Nei giorni scorsi un altro episodio si è aggiunto all’inquietante vicenda “Ergenekon” e al latente scontro istituzionale – mondo politico “filoislamico” contro forze armate laico-massoniche – tuttora in atto, a quel che sembra, in Turchia: è stato rinvenuto infatti un dettagliato documento contenente un “piano di lotta contro i reazionari”, individuati nel partito di governo AKP e nell’organizzazione legata a Fethullah Gűlen, l’intellettuale islamico fautore del dialogo con le altre religioni in chiave di alternativa al materialismo moderno.
Estensore del documento, datato aprile 2009 e costituente pertanto una risposta clandestina e implicita al processo Ergenekon, è il colonnello della Marina Dursun Čiçek (çiçek in turco significa “fiore”), arrestato dalle forze dell’ordine per partecipazione a organizzazione terroristica e immediatamente rilasciato dal tribunale in attesa del processo.
Sulla vicenda si è innestata un’ulteriore polemica, poiché il procuratore militare aveva significativamente ritenuto non doversi procedere contro Čiçek e il Parlamento, in risposta, aveva sancito la possibilità dei tribunali ordinari di giudicare, in determinati casi, i militari.
Un riflesso di questa novità legislativa si ritrova – ma in termini generici e senza precisare l’effettivo contesto dell’iniziativa – nell’intervista fatta al premier Erdoğan da Antonio Ferrari per il Corriere della Sera del 7 luglio (1).

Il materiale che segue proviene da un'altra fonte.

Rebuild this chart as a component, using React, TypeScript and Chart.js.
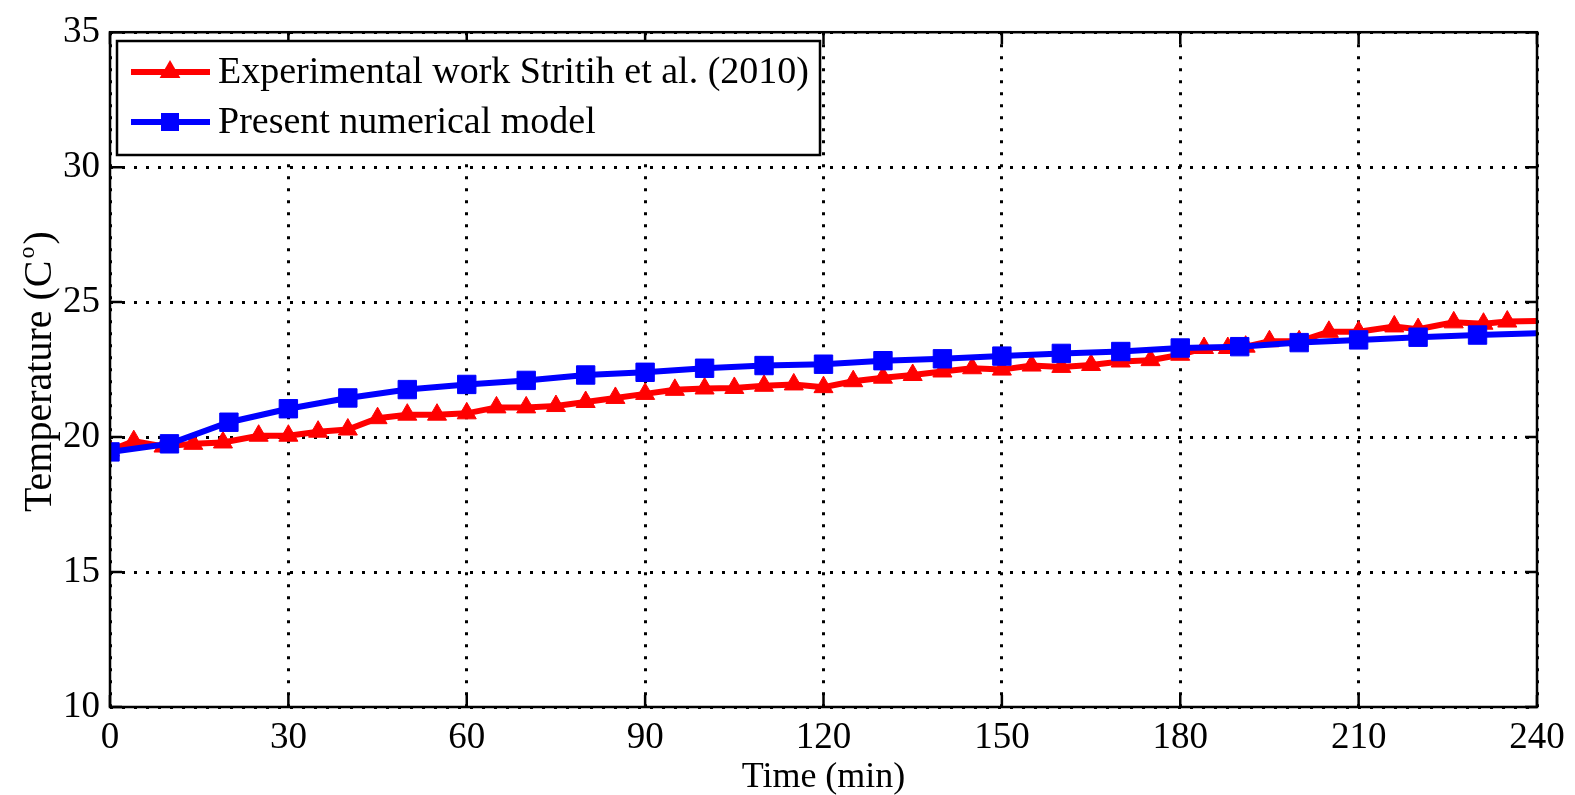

Il generale Basburg, capo di Stato Maggiore delle Forze armate, ha definito il documento rinvenuto “un pezzo di carta” senza importanza: sapremo più avanti se è effettivamente così, ma la circostanza che in Turchia le Forze armate abbiano rovesciato dal 1960 a oggi quattro legittimi governi, nonchè l’incredibile vastità e complessità dell’”affare Ergenekon”, non inducono a sottovalutare a cuor leggero questo ulteriore segnale.
Nel frattempo Unione Europea e Fondo Monetario Internazionale suscitano, per ragioni diverse, perplessità e reazioni nel mondo politico turco: la prima per le resistenze e le lungaggini nella procedura di ammissione, così che oggi – sostiene Erdoğan nella citata intervista – solo il 52 % dei turchi risulta favorevole all’ingresso nella Comunità, contro il 75 % del 2005.
Il secondo per le divergenze sorte nelle trattative in corso da inizio anno e ancora lontane da una soluzione. Anzi, il Primo Ministro ha recentemente ribadito che “il prestito FMI non è strettamente necessario” e che “la Turchia non è tributaria del Fondo”; che, soprattutto, il governo non si può impegnare a smantellare lo Stato sociale per consentire le pesanti riforme strutturali richieste come condizione per la concessione dei finanziamenti.
Il PIL turco è effettivamente in preoccupante discesa ( – 13,8 % rispetto a un anno fa, dati ufficiali della Turkstat), avendo anch’esso risentito della crisi finanziaria internazionale, ma le ricette del FMI sono destinate – qualcuno ad Ankara se ne è evidentemente accorto – a favorire gli interessi di speculatori e banchieri più che del popolo turco.
1. Antonio Ferrari, Da 50 anni attendiamo di entrare nell’ Ue Ora chiedo ai leader una risposta chiara, Corriere della sera, 7 luglio 2009, p. 9.